-- Exercise materials start --
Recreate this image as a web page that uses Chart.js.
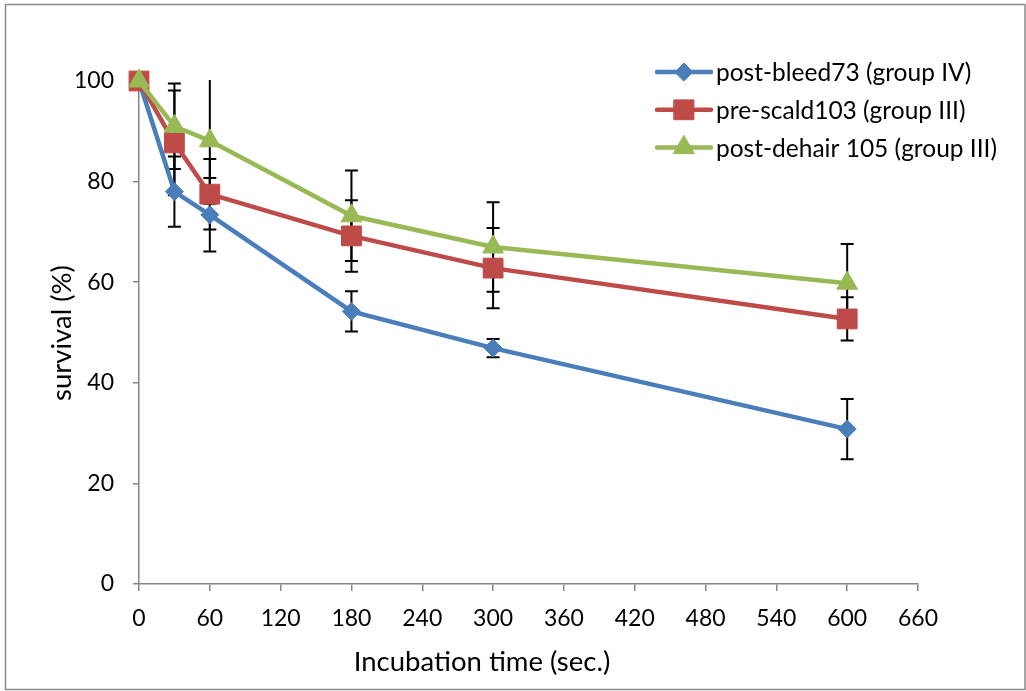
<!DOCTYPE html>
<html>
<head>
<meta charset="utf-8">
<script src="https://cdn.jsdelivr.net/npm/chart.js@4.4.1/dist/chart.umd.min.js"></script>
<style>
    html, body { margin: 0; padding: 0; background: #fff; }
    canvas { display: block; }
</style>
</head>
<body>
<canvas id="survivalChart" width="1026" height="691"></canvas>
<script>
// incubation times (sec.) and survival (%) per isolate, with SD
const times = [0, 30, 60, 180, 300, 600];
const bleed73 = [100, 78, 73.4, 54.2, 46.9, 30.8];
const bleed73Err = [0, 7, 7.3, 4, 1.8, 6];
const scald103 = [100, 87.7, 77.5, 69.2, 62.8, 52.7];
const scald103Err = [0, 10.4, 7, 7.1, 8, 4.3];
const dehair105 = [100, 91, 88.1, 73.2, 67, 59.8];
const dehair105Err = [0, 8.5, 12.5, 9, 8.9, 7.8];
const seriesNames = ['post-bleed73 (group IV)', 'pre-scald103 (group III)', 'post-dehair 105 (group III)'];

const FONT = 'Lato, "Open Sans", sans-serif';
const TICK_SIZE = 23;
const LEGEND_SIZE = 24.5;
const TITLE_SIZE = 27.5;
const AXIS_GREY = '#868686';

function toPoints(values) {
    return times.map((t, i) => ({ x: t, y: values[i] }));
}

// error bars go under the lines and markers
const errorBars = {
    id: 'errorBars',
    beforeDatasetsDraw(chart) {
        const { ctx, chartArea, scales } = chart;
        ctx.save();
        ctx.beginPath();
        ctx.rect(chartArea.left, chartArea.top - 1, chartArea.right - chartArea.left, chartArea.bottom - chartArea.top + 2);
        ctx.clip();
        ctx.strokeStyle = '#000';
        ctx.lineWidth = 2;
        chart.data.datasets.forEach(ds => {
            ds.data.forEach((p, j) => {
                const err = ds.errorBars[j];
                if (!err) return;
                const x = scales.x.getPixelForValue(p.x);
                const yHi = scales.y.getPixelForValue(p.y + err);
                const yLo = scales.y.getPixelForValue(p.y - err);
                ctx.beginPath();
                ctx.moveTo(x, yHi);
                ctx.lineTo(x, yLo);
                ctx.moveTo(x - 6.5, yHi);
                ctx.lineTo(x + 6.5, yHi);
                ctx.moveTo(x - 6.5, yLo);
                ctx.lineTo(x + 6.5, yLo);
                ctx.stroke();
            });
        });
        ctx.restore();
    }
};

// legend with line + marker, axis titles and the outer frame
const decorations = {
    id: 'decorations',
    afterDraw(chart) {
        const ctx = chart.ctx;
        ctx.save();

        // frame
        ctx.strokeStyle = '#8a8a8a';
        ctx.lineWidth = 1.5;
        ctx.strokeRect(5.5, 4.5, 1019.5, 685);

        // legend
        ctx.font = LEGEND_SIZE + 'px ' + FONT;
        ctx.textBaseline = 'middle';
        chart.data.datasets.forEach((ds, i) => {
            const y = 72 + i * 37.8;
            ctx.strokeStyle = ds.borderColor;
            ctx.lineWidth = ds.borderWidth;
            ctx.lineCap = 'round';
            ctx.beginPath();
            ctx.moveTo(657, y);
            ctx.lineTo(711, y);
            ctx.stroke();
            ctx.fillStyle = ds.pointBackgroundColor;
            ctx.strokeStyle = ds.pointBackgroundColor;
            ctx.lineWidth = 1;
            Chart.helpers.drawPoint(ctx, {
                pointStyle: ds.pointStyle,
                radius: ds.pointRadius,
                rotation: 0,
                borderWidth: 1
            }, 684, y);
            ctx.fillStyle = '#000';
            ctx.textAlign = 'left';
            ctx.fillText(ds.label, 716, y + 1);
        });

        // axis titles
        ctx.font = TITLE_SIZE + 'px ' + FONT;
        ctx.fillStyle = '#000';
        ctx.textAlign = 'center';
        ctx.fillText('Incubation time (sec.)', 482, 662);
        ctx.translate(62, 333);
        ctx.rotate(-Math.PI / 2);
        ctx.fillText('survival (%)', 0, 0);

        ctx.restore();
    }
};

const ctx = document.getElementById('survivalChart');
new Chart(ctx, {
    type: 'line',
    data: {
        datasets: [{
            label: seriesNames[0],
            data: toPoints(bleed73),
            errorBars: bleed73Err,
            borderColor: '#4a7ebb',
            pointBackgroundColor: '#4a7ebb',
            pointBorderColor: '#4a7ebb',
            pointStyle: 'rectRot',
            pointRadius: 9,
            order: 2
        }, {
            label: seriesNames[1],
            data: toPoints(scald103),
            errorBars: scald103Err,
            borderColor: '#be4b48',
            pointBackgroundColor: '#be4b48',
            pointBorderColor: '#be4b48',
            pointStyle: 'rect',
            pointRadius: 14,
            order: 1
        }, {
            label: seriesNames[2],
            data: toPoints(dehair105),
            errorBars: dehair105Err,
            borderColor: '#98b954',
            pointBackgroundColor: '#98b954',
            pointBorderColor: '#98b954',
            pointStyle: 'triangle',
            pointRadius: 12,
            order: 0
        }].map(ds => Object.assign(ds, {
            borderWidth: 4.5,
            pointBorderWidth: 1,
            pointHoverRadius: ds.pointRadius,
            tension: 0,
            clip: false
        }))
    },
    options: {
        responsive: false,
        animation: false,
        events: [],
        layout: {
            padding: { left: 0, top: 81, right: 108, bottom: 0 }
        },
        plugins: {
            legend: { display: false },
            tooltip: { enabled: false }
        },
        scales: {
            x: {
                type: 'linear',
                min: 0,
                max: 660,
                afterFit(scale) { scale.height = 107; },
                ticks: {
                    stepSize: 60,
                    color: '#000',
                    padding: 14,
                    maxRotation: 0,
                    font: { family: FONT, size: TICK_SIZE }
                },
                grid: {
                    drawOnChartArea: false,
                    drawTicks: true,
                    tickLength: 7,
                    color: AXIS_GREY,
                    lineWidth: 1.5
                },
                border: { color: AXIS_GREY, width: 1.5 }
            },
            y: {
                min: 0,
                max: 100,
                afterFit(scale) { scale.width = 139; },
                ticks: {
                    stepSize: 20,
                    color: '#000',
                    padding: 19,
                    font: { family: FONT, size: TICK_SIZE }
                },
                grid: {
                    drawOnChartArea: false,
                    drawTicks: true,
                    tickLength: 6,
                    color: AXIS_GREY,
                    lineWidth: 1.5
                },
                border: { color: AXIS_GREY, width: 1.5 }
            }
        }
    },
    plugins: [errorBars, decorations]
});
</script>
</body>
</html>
-- Exercise materials end --
-- Exercise materials start --
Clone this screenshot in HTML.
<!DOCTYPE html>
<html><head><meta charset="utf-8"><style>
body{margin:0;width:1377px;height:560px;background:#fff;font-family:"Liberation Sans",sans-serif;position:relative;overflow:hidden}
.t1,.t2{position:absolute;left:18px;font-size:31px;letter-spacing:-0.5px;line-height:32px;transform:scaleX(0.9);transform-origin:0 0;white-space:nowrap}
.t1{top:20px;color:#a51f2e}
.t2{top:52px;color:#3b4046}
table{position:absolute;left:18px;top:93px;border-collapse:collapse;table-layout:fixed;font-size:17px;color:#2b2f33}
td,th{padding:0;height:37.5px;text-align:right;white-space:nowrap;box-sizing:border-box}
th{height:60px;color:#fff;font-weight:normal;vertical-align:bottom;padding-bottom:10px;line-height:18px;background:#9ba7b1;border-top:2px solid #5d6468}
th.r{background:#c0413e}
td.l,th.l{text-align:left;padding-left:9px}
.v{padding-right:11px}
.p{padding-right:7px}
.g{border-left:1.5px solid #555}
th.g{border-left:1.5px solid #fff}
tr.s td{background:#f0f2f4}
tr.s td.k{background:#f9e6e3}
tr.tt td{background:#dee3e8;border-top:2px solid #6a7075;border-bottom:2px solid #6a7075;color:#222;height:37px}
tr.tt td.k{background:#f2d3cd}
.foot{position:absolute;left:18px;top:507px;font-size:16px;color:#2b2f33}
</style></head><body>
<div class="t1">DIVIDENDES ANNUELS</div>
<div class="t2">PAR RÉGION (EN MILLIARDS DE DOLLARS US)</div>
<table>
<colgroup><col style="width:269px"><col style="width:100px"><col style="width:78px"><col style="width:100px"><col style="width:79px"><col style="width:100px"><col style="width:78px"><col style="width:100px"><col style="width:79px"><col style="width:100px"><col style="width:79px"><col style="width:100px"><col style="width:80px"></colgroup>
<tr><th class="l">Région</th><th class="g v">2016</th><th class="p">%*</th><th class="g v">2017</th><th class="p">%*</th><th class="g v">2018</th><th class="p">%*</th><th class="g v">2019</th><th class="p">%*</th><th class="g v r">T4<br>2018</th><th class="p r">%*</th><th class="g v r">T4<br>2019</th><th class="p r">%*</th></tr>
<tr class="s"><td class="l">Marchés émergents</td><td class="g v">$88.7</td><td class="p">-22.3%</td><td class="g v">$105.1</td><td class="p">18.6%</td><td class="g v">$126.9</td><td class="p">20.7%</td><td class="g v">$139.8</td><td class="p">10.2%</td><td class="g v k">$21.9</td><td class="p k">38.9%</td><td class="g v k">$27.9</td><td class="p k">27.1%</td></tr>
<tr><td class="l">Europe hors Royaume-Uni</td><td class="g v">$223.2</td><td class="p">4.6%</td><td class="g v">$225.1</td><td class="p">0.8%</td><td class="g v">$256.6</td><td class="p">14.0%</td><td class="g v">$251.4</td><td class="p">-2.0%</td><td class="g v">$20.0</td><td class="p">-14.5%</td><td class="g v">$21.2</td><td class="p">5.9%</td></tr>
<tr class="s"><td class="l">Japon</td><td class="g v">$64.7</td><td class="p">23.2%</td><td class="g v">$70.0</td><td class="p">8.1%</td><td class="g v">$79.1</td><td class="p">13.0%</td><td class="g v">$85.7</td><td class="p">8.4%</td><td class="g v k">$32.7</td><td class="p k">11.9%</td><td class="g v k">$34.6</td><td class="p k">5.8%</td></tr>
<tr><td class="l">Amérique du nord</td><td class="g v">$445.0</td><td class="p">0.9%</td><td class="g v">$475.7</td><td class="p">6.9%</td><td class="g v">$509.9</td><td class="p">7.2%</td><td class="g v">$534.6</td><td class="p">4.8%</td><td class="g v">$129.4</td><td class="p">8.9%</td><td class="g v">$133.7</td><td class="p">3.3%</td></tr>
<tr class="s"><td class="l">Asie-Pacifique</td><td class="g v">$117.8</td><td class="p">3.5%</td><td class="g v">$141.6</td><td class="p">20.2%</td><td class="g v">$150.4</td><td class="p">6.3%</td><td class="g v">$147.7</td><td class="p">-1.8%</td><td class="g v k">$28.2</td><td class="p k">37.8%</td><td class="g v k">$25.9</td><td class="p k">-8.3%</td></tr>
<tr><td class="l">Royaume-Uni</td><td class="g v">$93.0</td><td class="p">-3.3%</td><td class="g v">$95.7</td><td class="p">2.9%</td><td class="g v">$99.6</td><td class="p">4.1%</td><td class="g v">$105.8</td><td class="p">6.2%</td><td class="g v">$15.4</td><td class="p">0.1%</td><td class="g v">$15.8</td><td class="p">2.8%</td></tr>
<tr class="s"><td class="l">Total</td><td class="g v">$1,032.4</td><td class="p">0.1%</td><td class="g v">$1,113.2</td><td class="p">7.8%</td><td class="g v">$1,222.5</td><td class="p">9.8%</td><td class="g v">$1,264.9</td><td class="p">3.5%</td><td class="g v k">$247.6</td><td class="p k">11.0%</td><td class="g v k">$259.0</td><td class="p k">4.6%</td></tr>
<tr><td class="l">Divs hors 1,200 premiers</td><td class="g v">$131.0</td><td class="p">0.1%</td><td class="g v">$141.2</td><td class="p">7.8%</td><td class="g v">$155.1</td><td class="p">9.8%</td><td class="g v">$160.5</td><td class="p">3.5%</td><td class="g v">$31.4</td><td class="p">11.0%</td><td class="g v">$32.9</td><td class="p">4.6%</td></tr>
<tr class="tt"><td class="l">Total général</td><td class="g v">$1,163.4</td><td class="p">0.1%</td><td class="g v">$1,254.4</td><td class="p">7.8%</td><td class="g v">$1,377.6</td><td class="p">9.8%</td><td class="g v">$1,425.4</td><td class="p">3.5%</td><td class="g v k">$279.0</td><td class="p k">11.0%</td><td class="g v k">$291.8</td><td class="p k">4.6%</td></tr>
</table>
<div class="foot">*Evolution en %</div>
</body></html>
-- Exercise materials end --
> **Work to do**: Where a line in the entries holds "this", copy that line.

> **Solution to the exercise**:
Recreate this image as a web page that uses Chart.js.
Clone this screenshot in HTML.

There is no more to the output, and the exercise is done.